PEI

Feds spending $2M on new food business incubator in Borden-Carleton

The federal government announced Friday it will help fund Food Works, a Canadian Food Inspection Agency-certified food processing facility able to host multiple tenants. It's also spending $700,000 to get P.E.I. potatoes to new markets.

Ottawa also providing $700K to help diversify market for P.E.I. potatoes

Rendering of the Food Works building in Borden-Carleton, P.E.I. The Canadian Food Inspection Agency-certified food processing facility will be able to house multiple tenants. (Government of Canada)

Ottawa is spending $2 million on the development of a new food industry incubator that's in the works in Borden-Carleton, P.E.I.

The federal government announced Friday it will help fund Food Works, a facility being developed by the Central Development Corporation with backing from the Food Island Partnership.

The project will turn an existing building in the community into a Canadian Food Inspection Agency-certified food processing facility that can house multiple tenants.

Sarah Bennetto O'Brien is the owner and CEO of The Handpie Company, the first business to sign a lease.
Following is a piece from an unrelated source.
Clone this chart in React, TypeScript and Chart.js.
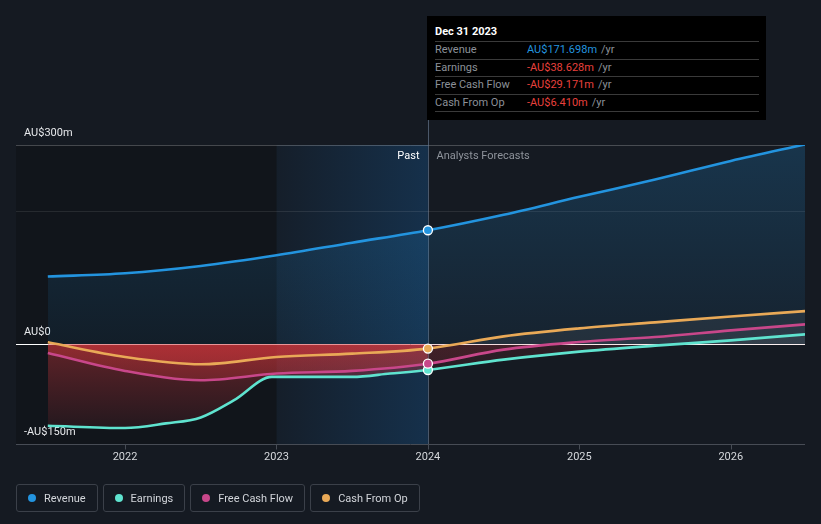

She said she first heard about the project about a year ago.

"[The Food Island Partnership] mentioned that they might have finally found a place to create this, you know, higher level food manufacturing hub, that nothing like that exists in Prince Edward Island," she said. 

"We'd been trying to scale to that point for a couple of years. At that stage, it was just too big of a jump to make completely on our own as a small business."

Sarah Bennetto O'Brien shows off a hand pie. The Handpie Company is the first business to sign a lease for the future Food Works facility. (Submitted by The Handpie Company)

For The Handpie Company, the CFIA certification will mean they can start shipping their handmade savoury goods outside the province.

"We've kind of outgrown [our facility] in the last three years. We can only get provincial health board certification for our space, which means we can only make hand pies to distribute for our province, which only has a population of 160,000 people," she said.

"A lot of structural elements need to be there. But even just the space, we're going to be able to get into serious manufacturing."

The company has been ramping up hiring ahead of its anticipated move in October. Bennetto O'Brien said at least six other local businesses have expressed interest in signing a lease.

Besides the federal funding, the province is also spending $1 million on the facility.

New funding to diversify markets for P.E.I.'s potatoes

The federal government also announced it is spending $700,000 on a plan to help get P.E.I. potatoes to new markets.

The plan will be run by the Food Island Partnership in collaboration with the P.E.I. Potato Board.

Malpeque MP Heath MacDonald said in a news release the plan will help make the Island's potato industry more resilient.

"We recognize this has been a challenging time for P.E.I. potato growers, and the many businesses that support them," he said.

The province is contributing $300,000 to the plan through its potato wart emergency fund.